Najdroższe upominki teoretycznie powinni otrzymywać goście głowy państwa.
I tak prezydent USA dostał od Bronisława Komorowskiego bombkę choinkową oraz plakat wyborczy „Solidarność” z 1989 roku. Natomiast odchodzący ministrowie kancelarii. mogli liczyć m.in. na okolicznościowe wieczne pióra. Były prezydent rozdawał także biżuterię, spinki do mankietów z bursztynem lub krzemieniem czy portfele.
Powinniśmy mieć pewne reguły, jeśli chodzi o wartość takich podarków przekazywanych na rzecz pracowników
-– podkreśla Marcin Chludziński, prezes Fundacji Republikańskiej.
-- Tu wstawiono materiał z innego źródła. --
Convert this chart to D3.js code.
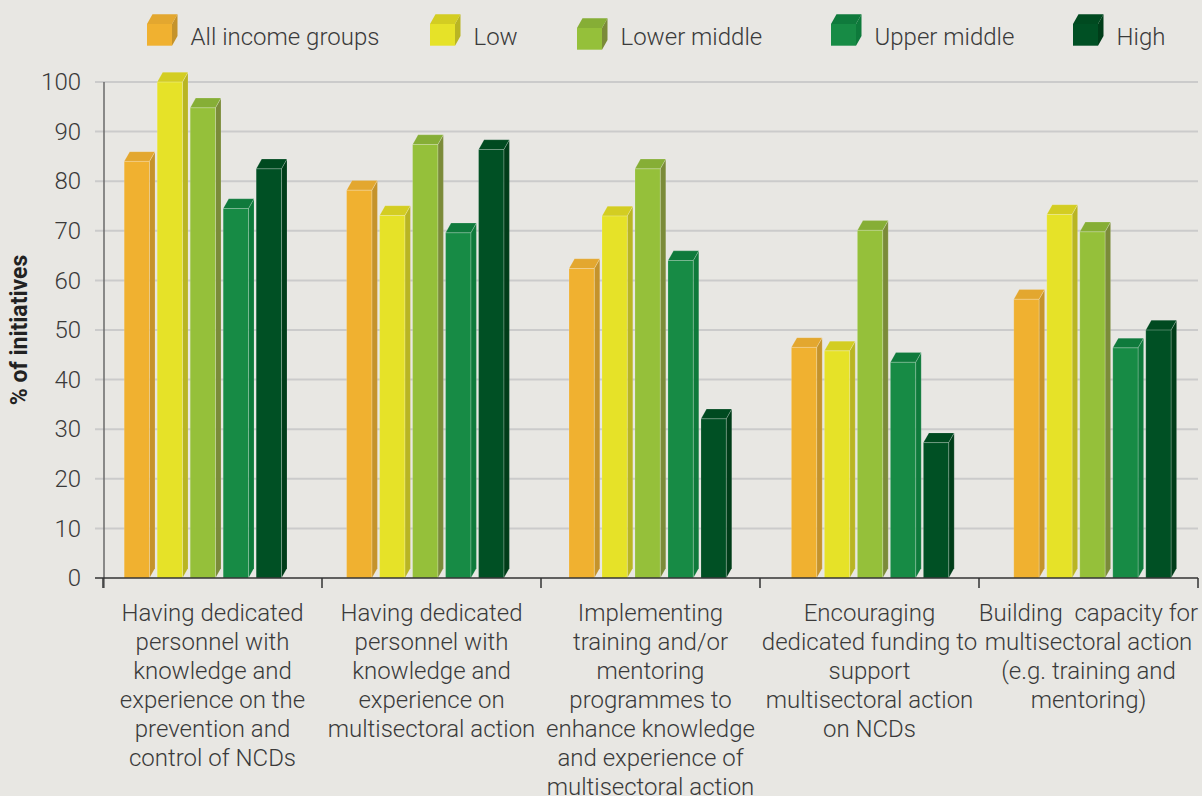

Oczywiście są okazje, ale trzeba podchodzić ostrożnie i z dużym szacunkiem do publicznych pieniędzy, którymi ktoś dysponuje. Inną kwestią jest, że Kancelaria Prezydenta to była instytucja, która miała większy budżet niż Kancelaria Premiera, czyli faktyczne centrum zarządzania państwem, więc tam można sporo zrobić, jeśli chodzi o oszczędności, restrukturyzację wydatków, lepsze gospodarowanie środkami publicznymi. I tu jest pole dla nowego pana prezydenta i dla nowego kierownictwa Kancelarii, jeśli chodzi o uporządkowanie tej sytuacji, która jest co najmniej dyskusyjna
-– komentuje Marcin Chludziński.
Jak przypomina Radio Maryja sporo komentarzy wzbudziło również wypożyczenie przez byłego prezydenta wielu przedmiotów z pałacu prezydenckiego. Do gabinetu Bronisława Komorowskiego, obok krzeseł i foteli, trafił m.in. żyrandol.